Word for word, print each line of the listing below; pictures stay out.

BEGIN INFORMATION PROVIDED

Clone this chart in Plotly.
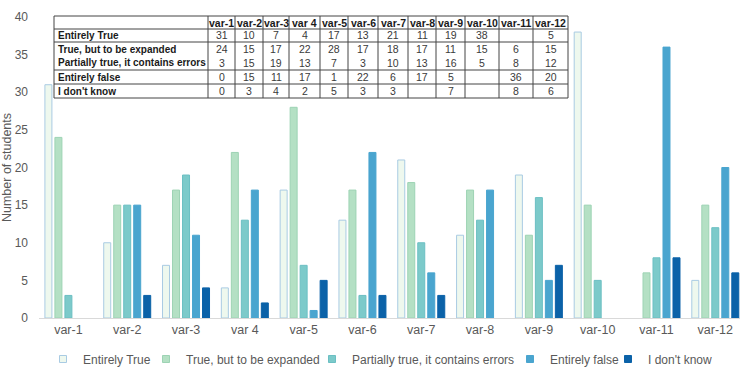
import plotly.graph_objects as go

categories = ["var-1", "var-2", "var-3", "var 4", "var-5", "var-6", "var-7", "var-8", "var-9", "var-10", "var-11", "var-12"]
series_names = ["Entirely True", "True, but to be expanded", "Partially true, it contains errors", "Entirely false", "I don't know"]

entirely_true = [31, 10, 7, 4, 17, 13, 21, 11, 19, 38, None, 5]
true_expanded = [24, 15, 17, 22, 28, 17, 18, 17, 11, 15, 6, 15]
partially_true = [3, 15, 19, 13, 7, 3, 10, 13, 16, 5, 8, 12]
entirely_false = [0, 15, 11, 17, 1, 22, 6, 17, 5, None, 36, 20]
dont_know = [0, 3, 4, 2, 5, 3, 3, None, 7, None, 8, 6]

series_values = [entirely_true, true_expanded, partially_true, entirely_false, dont_know]
fills = ["#eef8ee", "#b4e0c4", "#7ccaca", "#4aa5cf", "#0b62a8"]
borders = ["#a9cbe3", "#9dd3b4", "#6bbfc3", "#4aa5cf", "#0b62a8"]

FONT = "Liberation Sans, Arial, sans-serif"
W, H = 740, 376
ml, mr, mt, mb = 39, 0, 10, 58
pw, ph = W - ml - mr, H - mt - mb


def py(y):
    return (H - mb - y) / ph


def px(x):
    return (x - ml) / pw


fig = go.Figure()

# bars
for name, vals, fc, bc in zip(series_names, series_values, fills, borders):
    fig.add_trace(go.Bar(
        x=categories, y=[v if v else None for v in vals], name=name,
        legendgroup=name, showlegend=False,
        marker=dict(color=fc, line=dict(color=bc, width=1)),
    ))

# legend entries (one legend per entry so each can be placed like the reference)
legend_ids = ["legend", "legend2", "legend3", "legend4", "legend5"]
legend_text_x = [83, 186, 352, 550, 648]
for name, fc, bc, lid in zip(series_names, fills, borders, legend_ids):
    fig.add_trace(go.Scatter(
        x=[None], y=[None], mode="markers", name=name, legend=lid, legendgroup=name,
        marker=dict(symbol="square", size=7, color=fc, line=dict(color=bc, width=1)),
    ))

legend_layout = {}
for lid, tx in zip(legend_ids, legend_text_x):
    legend_layout[lid] = dict(
        x=px(tx - 40), xanchor="left", y=py(359), yanchor="middle",
        orientation="h", bgcolor="rgba(0,0,0,0)", borderwidth=0,
        font=dict(family=FONT, size=12, color="#595959"), itemwidth=30,
    )

# data table drawn on top of the plot
col_edges = [54, 208, 235, 263, 289, 320, 348, 378, 408, 436, 465, 499, 533, 568]
row_edges = [16, 29, 42, 56, 70, 84, 98]
hidden_hlines = [56]
line_col = "#454545"

shapes = [dict(type="rect", xref="paper", yref="paper",
               x0=px(col_edges[0]), x1=px(col_edges[-1]), y0=py(row_edges[-1]), y1=py(row_edges[0]),
               fillcolor="white", line=dict(color=line_col, width=1), layer="above")]
for x in col_edges[1:-1]:
    shapes.append(dict(type="line", xref="paper", yref="paper", x0=px(x), x1=px(x),
                       y0=py(row_edges[-1]), y1=py(row_edges[0]), line=dict(color=line_col, width=1)))
for y in row_edges[1:-1]:
    if y in hidden_hlines:
        continue
    shapes.append(dict(type="line", xref="paper", yref="paper", x0=px(col_edges[0]), x1=px(col_edges[-1]),
                       y0=py(y), y1=py(y), line=dict(color=line_col, width=1)))

annotations = []
centers_x = [(a + b) / 2 for a, b in zip(col_edges[1:-1], col_edges[2:])]
centers_y = [(a + b) / 2 for a, b in zip(row_edges[:-1], row_edges[1:])]
for cx, cat in zip(centers_x, categories):
    annotations.append(dict(x=px(cx), y=py(centers_y[0]), xref="paper", yref="paper",
                            text="<b>%s</b>" % cat, showarrow=False, xanchor="center", yanchor="middle",
                            font=dict(family=FONT, size=10.5, color="#1a1a1a")))
for r, (name, vals) in enumerate(zip(series_names, series_values)):
    cy = centers_y[r + 1]
    annotations.append(dict(x=px(col_edges[0] + 2), y=py(cy), xref="paper", yref="paper",
                            text="<b>%s</b>" % name, showarrow=False, xanchor="left", yanchor="middle",
                            font=dict(family=FONT, size=10, color="#1a1a1a")))
    for cx, v in zip(centers_x, vals):
        if v is None:
            continue
        annotations.append(dict(x=px(cx), y=py(cy), xref="paper", yref="paper",
                                text=str(v), showarrow=False, xanchor="center", yanchor="middle",
                                font=dict(family=FONT, size=10.5, color="#3a3a3a")))

fig.update_layout(
    width=W, height=H,
    margin=dict(l=ml, r=mr, t=mt, b=mb),
    paper_bgcolor="white", plot_bgcolor="white",
    barmode="group", bargap=0.15, bargroupgap=0.3,
    font=dict(family=FONT, color="#595959", size=12),
    showlegend=True,
    xaxis=dict(showline=True, linecolor="#d9d9d9", linewidth=1, ticks="", showgrid=False,
               range=[-0.5, 11.42], tickfont=dict(size=12.5, color="#595959")),
    yaxis=dict(range=[0, 40], dtick=5, showgrid=False, zeroline=False, showline=False,
               domain=[0, py(17)], ticklabelstandoff=10,
               title=dict(text="Number of students", font=dict(size=12.5, color="#595959"), standoff=2),
               tickfont=dict(size=12, color="#595959")),
    shapes=shapes,
    annotations=annotations,
    **legend_layout,
)

fig.write_html("out.html")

END INFORMATION PROVIDED

▸ EXERCISE ANSWER
Clone this chart in Plotly.
import plotly.graph_objects as go

categories = ["var-1", "var-2", "var-3", "var 4", "var-5", "var-6", "var-7", "var-8", "var-9", "var-10", "var-11", "var-12"]
series_names = ["Entirely True", "True, but to be expanded", "Partially true, it contains errors", "Entirely false", "I don't know"]

entirely_true = [31, 10, 7, 4, 17, 13, 21, 11, 19, 38, None, 5]
true_expanded = [24, 15, 17, 22, 28, 17, 18, 17, 11, 15, 6, 15]
partially_true = [3, 15, 19, 13, 7, 3, 10, 13, 16, 5, 8, 12]
entirely_false = [0, 15, 11, 17, 1, 22, 6, 17, 5, None, 36, 20]
dont_know = [0, 3, 4, 2, 5, 3, 3, None, 7, None, 8, 6]

series_values = [entirely_true, true_expanded, partially_true, entirely_false, dont_know]
fills = ["#eef8ee", "#b4e0c4", "#7ccaca", "#4aa5cf", "#0b62a8"]
borders = ["#a9cbe3", "#9dd3b4", "#6bbfc3", "#4aa5cf", "#0b62a8"]

FONT = "Liberation Sans, Arial, sans-serif"
W, H = 740, 376
ml, mr, mt, mb = 39, 0, 10, 58
pw, ph = W - ml - mr, H - mt - mb


def py(y):
    return (H - mb - y) / ph


def px(x):
    return (x - ml) / pw


fig = go.Figure()

# bars
for name, vals, fc, bc in zip(series_names, series_values, fills, borders):
    fig.add_trace(go.Bar(
        x=categories, y=[v if v else None for v in vals], name=name,
        legendgroup=name, showlegend=False,
        marker=dict(color=fc, line=dict(color=bc, width=1)),
    ))

# legend entries (one legend per entry so each can be placed like the reference)
legend_ids = ["legend", "legend2", "legend3", "legend4", "legend5"]
legend_text_x = [83, 186, 352, 550, 648]
for name, fc, bc, lid in zip(series_names, fills, borders, legend_ids):
    fig.add_trace(go.Scatter(
        x=[None], y=[None], mode="markers", name=name, legend=lid, legendgroup=name,
        marker=dict(symbol="square", size=7, color=fc, line=dict(color=bc, width=1)),
    ))

legend_layout = {}
for lid, tx in zip(legend_ids, legend_text_x):
    legend_layout[lid] = dict(
        x=px(tx - 40), xanchor="left", y=py(359), yanchor="middle",
        orientation="h", bgcolor="rgba(0,0,0,0)", borderwidth=0,
        font=dict(family=FONT, size=12, color="#595959"), itemwidth=30,
    )

# data table drawn on top of the plot
col_edges = [54, 208, 235, 263, 289, 320, 348, 378, 408, 436, 465, 499, 533, 568]
row_edges = [16, 29, 42, 56, 70, 84, 98]
hidden_hlines = [56]
line_col = "#454545"

shapes = [dict(type="rect", xref="paper", yref="paper",
               x0=px(col_edges[0]), x1=px(col_edges[-1]), y0=py(row_edges[-1]), y1=py(row_edges[0]),
               fillcolor="white", line=dict(color=line_col, width=1), layer="above")]
for x in col_edges[1:-1]:
    shapes.append(dict(type="line", xref="paper", yref="paper", x0=px(x), x1=px(x),
                       y0=py(row_edges[-1]), y1=py(row_edges[0]), line=dict(color=line_col, width=1)))
for y in row_edges[1:-1]:
    if y in hidden_hlines:
        continue
    shapes.append(dict(type="line", xref="paper", yref="paper", x0=px(col_edges[0]), x1=px(col_edges[-1]),
                       y0=py(y), y1=py(y), line=dict(color=line_col, width=1)))

annotations = []
centers_x = [(a + b) / 2 for a, b in zip(col_edges[1:-1], col_edges[2:])]
centers_y = [(a + b) / 2 for a, b in zip(row_edges[:-1], row_edges[1:])]
for cx, cat in zip(centers_x, categories):
    annotations.append(dict(x=px(cx), y=py(centers_y[0]), xref="paper", yref="paper",
                            text="<b>%s</b>" % cat, showarrow=False, xanchor="center", yanchor="middle",
                            font=dict(family=FONT, size=10.5, color="#1a1a1a")))
for r, (name, vals) in enumerate(zip(series_names, series_values)):
    cy = centers_y[r + 1]
    annotations.append(dict(x=px(col_edges[0] + 2), y=py(cy), xref="paper", yref="paper",
                            text="<b>%s</b>" % name, showarrow=False, xanchor="left", yanchor="middle",
                            font=dict(family=FONT, size=10, color="#1a1a1a")))
    for cx, v in zip(centers_x, vals):
        if v is None:
            continue
        annotations.append(dict(x=px(cx), y=py(cy), xref="paper", yref="paper",
                                text=str(v), showarrow=False, xanchor="center", yanchor="middle",
                                font=dict(family=FONT, size=10.5, color="#3a3a3a")))

fig.update_layout(
    width=W, height=H,
    margin=dict(l=ml, r=mr, t=mt, b=mb),
    paper_bgcolor="white", plot_bgcolor="white",
    barmode="group", bargap=0.15, bargroupgap=0.3,
    font=dict(family=FONT, color="#595959", size=12),
    showlegend=True,
    xaxis=dict(showline=True, linecolor="#d9d9d9", linewidth=1, ticks="", showgrid=False,
               range=[-0.5, 11.42], tickfont=dict(size=12.5, color="#595959")),
    yaxis=dict(range=[0, 40], dtick=5, showgrid=False, zeroline=False, showline=False,
               domain=[0, py(17)], ticklabelstandoff=10,
               title=dict(text="Number of students", font=dict(size=12.5, color="#595959"), standoff=2),
               tickfont=dict(size=12, color="#595959")),
    shapes=shapes,
    annotations=annotations,
    **legend_layout,
)

fig.write_html("out.html")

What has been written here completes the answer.